At present, there is no established system at the administrative level to systematically record and monitor mass gathering events and their safety. Venue certification based on the crowd capacity and safety measures need to be introduced at district-level to streamline the process of safe mass gathering organisation. Preparedness measures designed for the mass gathering events should be taken into account by authorities before giving final approval for the event.
Take the case of Godavari Pushkaram or Nashik Kumbh. Safety systems should address specific physical venue characters as well as the religious practices and rituals. What is the crowd-holding capacity of Godavari Pushkaram or Kumbh venue? How much time a devotee will spend at a ghat to perform rituals?
How many individuals can be accommodated at a bathing ghat in an hour/day? How much area is available for crowd movement? What is the expected crowd inflow and outflow rate? Whether the entry and exit systems are designed as per the crowd flow rate? Crowd density and movement pattern analysis have been performed for the venue? What are prevailing hazards at the venue? What facilities are available for evacuation and emergency response?

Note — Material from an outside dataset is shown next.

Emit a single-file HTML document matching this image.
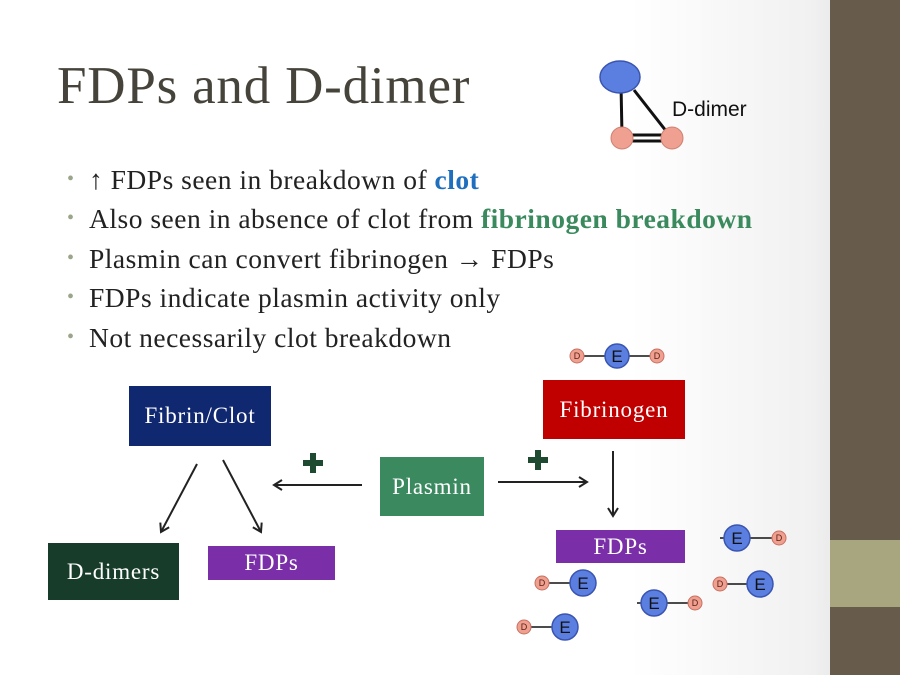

If safety measures are implemented without looking into above basic facts, there would be a mismatch in actual requirements and available safety measures. We have undertaken such studies to develop such facts-based safety systems to Sabarimala pilgrimage, one of the largest pilgrimages in south India.
Social discipline: Preparedness at the administrative-level is not enough to avert human stampedes. The behaviour of individuals and the crowd plays an important role in developing crowd disturbances as well as accentuating the gravity of an incident. Forced waiting in queues for long hours, loss of individual physical space, seeing free movement of VIPs when others are in queue and intentional acts may negatively influence the crowd. Individuals in the crowd must be aware of the physical and environmental conditions of the gathering site. A basic understanding of individual safety and risk of human stampedes must be developed among people planning to attend a mass gathering event.
Need of disaster preparedness: What are preparedness measures for ensuring safety at mass gathering events? Event organisers have primary responsibility in ensuring safety of a mass gathering event. Effective planning is required at the administrative-level to coordinate event organisers, service departments and emergency response agencies.
District Disaster Management Authorities chaired by the District Collectors can play a significant role in ensuring safety of religious mass gatherings. The National Disaster Management Authority has introduced a guideline for crowd management at places of mass gatherings. In addition to that, state specific guidelines have been issued by states like Kerala and Gujarat.
Guidelines are yet to find their significance among administrators and event organisers. Since they are guidelines, recommendations may not penetrate the grassroots. The essence of the guideline needs to be designated as a legal obligation under national disaster management act, to be followed by event organisers while organising major mass gatherings. It will bring standardisation of minimum safety requirements to all mass gathering events in the country.
Crowd disasters are human-induced and it could be averted by implementing sufficient disaster preparedness measures. Learning lessons from previous incidences, contextualisation and effective contingency planning should become an essential component of all mass gatherings. Any lapse in implementing preparedness measures may lead to extreme tragedies. Event organisers, administration, local bodies and emergency response departments should be equipped to follow Standard Operating Procedures of mass gathering emergency management.
Identifying risks, expecting the worst case scenario, subsequent planning and implementation of suitable mitigation measures would improve the response capabilities of administration and event organisers for the safe conduct of mass gathering events.